Tutto attorno affreschi del XIII secolo, alcune figure votive del Quattrocento, un ritratto di San Francesco ancora senza stigmate (sembra che sia il primo ritratto fancescano realizzato a pochi anni dalla scomparsa del poverello di Assisi), e il già citato Calendario Valvense. Un sontuoso ciclo pittorico dovuto a tre pittori ricordati per le tematiche trattate come Il Maestro della Passione, Il Maestro dell’Infanzia, Il Miniaturista. Giorgio, che ne resta rapito e ne scriverà un gran bene, si volta e dice: «Mai vista una cosa così bella in tanto poco spazio.. E’ roba da Sindrome di Stendhal».

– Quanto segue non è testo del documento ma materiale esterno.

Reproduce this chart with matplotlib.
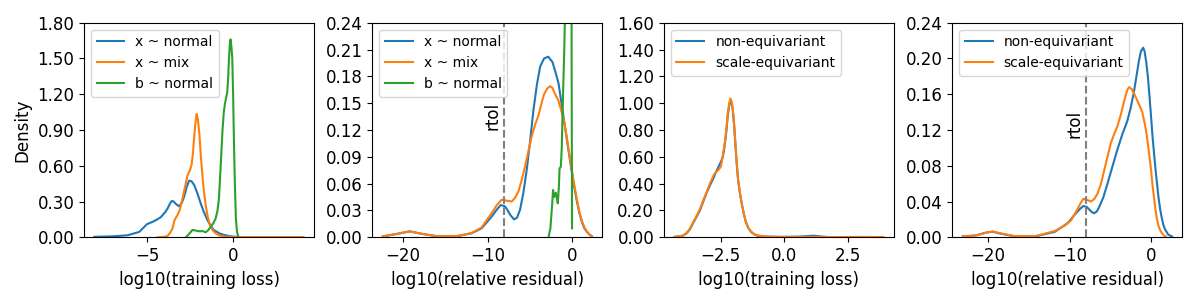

E in effetti davanti all’oratorio, Manganelli scrisse una delle pagine più belle del suo reportage, raccolto nel libro postumo “La favola pitagorica”, edito da Adelphi. Nel testo lo scrittore scrive il claim più felice sulle caratteristiche dell’Abruzzo: «L’Abruzzo è una grande fabbrica di silenzio. Se vi fermate accanto alle due chiese di Bominaco, non lontano da L’Aquila, sulla strada di Popoli, apprezzerete queste qualità: il rapporto strettissimo con il luogo, la solitudine e la qualità del silenzio; un silenzio arcaico, che ospita rumori animali, e fruscii vegetali, tutti sommessi, come assorbiti nella grande immagine del luogo; sì che alla fine tutto fa quello strano spettacolo che ha il suo culmine nelle due chiese, ma che include l’immagine delle montagne, il rilievo su cui posano gli edifici, la qualità dell’aria e infine la suasiva coerenza del silenzio».
Coscetta ricorda che la chiesetta del San Pellegrino, che secondo la leggenda fu costruita da Carlo Magno e che fu risparmiata grazie a questi nobili natali dal sanguinario Braccio da Montone che devastò invece il monastero e il castello, era particolarmente cara a Manganelli che così si espresse al riguardo: «Di rado in Italia ho visto che in così breve spazio restituisca il senso coerente e intensamente drammatico di un mondo scomparso, ma che, vivo, fu forte di una fede totale, fu battagliero e fantastico».
Tutto questo patrimonio artistico adesso rivive grazie al restauro post terremoto e a un “Quaderno” che raccoglie brevi saggi della Soprintendente ai beni architettonici Lucia Arbace, di Maria Antonietta Cianetti, Sofia Cucchiella Vittorini, Alessandra Giancola, Elisabetta Sonino, Luciana Tulipani, Calcedonio Tropea e Fabio Aramini.